Do the graphs appear as you'd expect?

In [None]:
def plot_heaps_law_and_fit_curve(vocab_growth, title):
    
    vocab_growth = np.array(vocab_growth)
    plt.plot(vocab_growth[:, 0], vocab_growth[:, 1])

    # Fit a curve of the form v = kn^b for some constants k and b
    # The first column of the data is n and the second column of the data is b
    # By taking logs of this equation we reduce it to fitting a linear curve

    vocab_growth_lg = np.log(vocab_growth)

    X = vocab_growth_lg[:, 0][:,None]
    y = vocab_growth_lg[:, 1]

    def phi_lin(Xin):
        return np.hstack([np.ones((Xin.shape[0], 1)), Xin])

    w_fit = np.linalg.lstsq(phi_lin(X), y, rcond=None)[0]
    # first weight is log(k)
    k = np.exp(w_fit[0])
    # the second weight is b
    b = w_fit[1]

    # Plot v = kn^b for each n
    n_grid = vocab_growth[:, 0]
    v_fit = k * (n_grid)**b

    plt.plot(n_grid, v_fit)

    plt.legend(["Raw data", f"Fitted curve {k:.2f}n^{b:.2f}"])
    plt.xlabel("Number of words read (n)")
    plt.ylabel("Number of unique words seen (v)")
    plt.title(f"Heap's law {title}")
    plt.show()
    print(f"The best fit for {title} has k={k:.2f} and b={b:.2f}")

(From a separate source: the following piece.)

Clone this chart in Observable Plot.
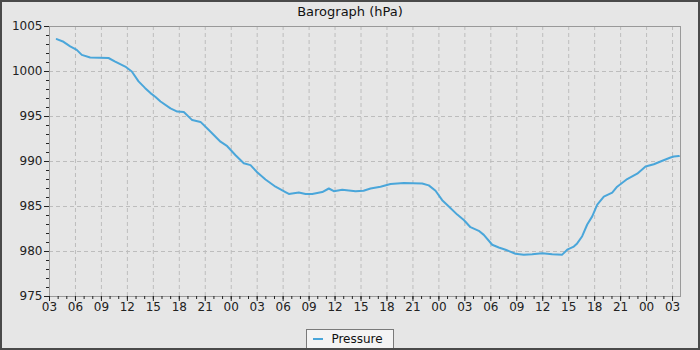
<!DOCTYPE html>
<html>
<head>
<meta charset="utf-8">
<script src="https://cdn.jsdelivr.net/npm/d3@7"></script>
<script src="https://cdn.jsdelivr.net/npm/@observablehq/plot@0.6"></script>
<style>
  html, body { margin: 0; padding: 0; background: #fff; }
  #wrap {
    width: 700px; height: 350px; box-sizing: border-box;
    border: 2px solid #4a4a4a; background: #e6e6e6;
    font-family: "DejaVu Sans", sans-serif; position: relative; overflow: hidden;
  }
  #title { height: 21px; line-height: 20px; text-align: center; font-size: 13px; color: #111; }
  #chart svg { display: block; }
  #legend { position: absolute; left: 0; right: 0; top: 323px; text-align: center; }
  #legend .box {
    display: inline-flex; align-items: center; gap: 8px;
    border: 1px solid #7a7a7a; background: #f4f4f4;
    padding: 2px 10px 6px 6px; font-size: 12px; line-height: 14px; color: #111;
  }
  #legend .sw { width: 10px; height: 2px; background: #4aa6da; display: inline-block; }
</style>
</head>
<body>
<div id="wrap">
  <div id="title">Barograph (hPa)</div>
  <div id="chart"></div>
  <div id="legend"><span class="box"><span class="sw"></span>Pressure</span></div>
</div>
<script>
// hours elapsed since the first "03" tick
const hours = [0.84, 1.62, 2.39, 3.15, 3.73, 4.70, 6.82, 7.59, 8.75, 9.51, 10.29, 11.06, 11.67, 12.22, 12.83,
  13.98, 14.76, 15.52, 16.49, 17.45, 18.41, 19.76, 20.54, 21.50, 22.45, 23.23, 24.00, 24.96, 26.12, 27.27,
  27.66, 28.81, 29.59, 30.36, 31.52, 32.28, 32.86, 33.83, 35.36, 36.29, 37.10, 38.25, 39.41, 40.95, 43.07,
  43.83, 44.61, 45.38, 46.15, 47.12, 47.88, 48.65, 49.61, 50.19, 51.16, 51.92, 52.70, 53.85, 54.81, 55.78,
  56.94, 58.10, 59.25, 59.83, 60.59, 60.98, 61.56, 62.14, 62.72, 63.30, 64.06, 65.03, 65.60, 66.76, 67.92,
  68.88, 69.84, 70.61, 71.77, 72.15, 72.73];
const pressure = [1003.6, 1003.3, 1002.8, 1002.4, 1001.85, 1001.56, 1001.5, 1001.1, 1000.55, 1000.0, 998.9, 998.15, 997.6, 997.2, 996.67,
  995.9, 995.55, 995.5, 994.6, 994.4, 993.5, 992.2, 991.7, 990.7, 989.8, 989.6, 988.8, 988.0, 987.2, 986.6,
  986.4, 986.55, 986.4, 986.4, 986.6, 987.0, 986.7, 986.85, 986.7, 986.75, 987.0, 987.2, 987.5, 987.6, 987.55,
  987.35, 986.75, 985.7, 985.0, 984.1, 983.5, 982.7, 982.3, 981.85, 980.75, 980.45, 980.2, 979.75, 979.65, 979.7,
  979.8, 979.7, 979.65, 980.2, 980.55, 980.9, 981.7, 983.0, 983.9, 985.2, 986.1, 986.55, 987.2, 988.05, 988.65,
  989.45, 989.7, 990.0, 990.45, 990.55, 990.6];
const xMajor = d3.range(0, 73, 3);
const xMinor = d3.range(0, 73, 1);
const yMajor = [975, 980, 985, 990, 995, 1000, 1005];
const yMinor = d3.range(975, 1006, 1);
const seriesName = "Pressure";

const data = hours.map((h, i) => ({h, p: pressure[i]}));
const fmtHour = h => String((h + 3) % 24).padStart(2, "0");

const chart = Plot.plot({
  width: 696, height: 290,
  marginLeft: 47, marginRight: 18, marginTop: 3, marginBottom: 17,
  style: {background: "transparent", fontFamily: "DejaVu Sans", fontSize: "12px", color: "#222", overflow: "visible"},
  x: {domain: [0, 72.92], label: null},
  y: {domain: [975, 1005], label: null},
  marks: [
    Plot.gridX(xMajor.slice(1), {stroke: "#bdbdbd", strokeOpacity: 1, strokeDasharray: "4,3"}),
    Plot.gridY(yMajor.slice(1, -1), {stroke: "#bdbdbd", strokeOpacity: 1, strokeDasharray: "4,3"}),
    Plot.frame({stroke: "#999"}),
    Plot.axisX(xMinor, {tickSize: 3, tickFormat: () => ""}),
    Plot.axisX(xMajor, {tickSize: 5, tickPadding: 1, tickFormat: fmtHour, fontSize: 12}),
    Plot.axisY(yMinor, {tickSize: 3, tickFormat: () => ""}),
    Plot.axisY(yMajor, {tickSize: 5, tickPadding: 2, tickFormat: d => String(d), fontSize: 12}),
    Plot.line(data, {x: "h", y: "p", stroke: "#4aa6da", strokeWidth: 2})
  ]
});
document.getElementById("chart").appendChild(chart);
document.querySelector("#legend .box").lastChild.textContent = seriesName;
</script>
</body>
</html>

en_bible_vocab_growth = calculate_vocab_growth(preprocess_line_en, 'datasets/bible.en.txt')
plot_heaps_law_and_fit_curve(en_bible_vocab_growth, "English Bible")

hy_bible_vocab_growth = calculate_vocab_growth(preprocess_line_hy, 'datasets/bible.hy.txt')
plot_heaps_law_and_fit_curve(hy_bible_vocab_growth, "Armenian Bible")

### Extension Exercises

1. Plot graphs for Heap's law for the wikipedia datasets `abstracts.en.txt` and `abstracts.hy.txt`. Do the graphs look as you'd expect?

## Clumping and contagion of words

Words that appear rarely often appear close together - this is known as clumping. Once a word starts to be used in a document it gets used very frequently - this is known as contagion.

## Exercise 5

Read the given document word by word and calculate the distances between words that appear exactly twice.

In [None]:
def calculate_word_distances_len_2(preprocess: Callable[[str], list[str]], dataset_path: str) -> list[int]:
    """Returns the distances between words in the given document that appear exactly twice"""
    
    # 1. Read the dataset line by line or all at once and preprocess it.
    
    # 2. For each word create a list of indexes where that word appears in the document.
    
    # 3. For each of the words that appear exactly twice calculate the distance between the two occurences.
    
    # 4. Return a list of the distances calculated in step 3.
    

**Run the cell below to plot a graph of the density of the distances between words that appear exactly twice in the Armenian and English bible**

Are the graphs as expected? Discuss with your classmates.

In [None]:
def plot_clumping_graph(distances, title):
    plt.hist(distances, bins=100)
    plt.xlabel("Distance between words that appear exactly twice")
    plt.ylabel("Density")
    plt.title(f"Density of distances between words that appear exactly twice: {title}")
    plt.show()
    
en_bible_distances = calculate_word_distances_len_2(preprocess_line_en, 'datasets/bible.en.txt')
plot_clumping_graph(en_bible_distances, "English Bible")

hy_bible_distances = calculate_word_distances_len_2(preprocess_line_hy, 'datasets/bible.hy.txt')
plot_clumping_graph(hy_bible_distances, "Armenian Bible")

### Extension Exercises

1. Plot these graphs for the wikipedia datasets. Are the results as expected?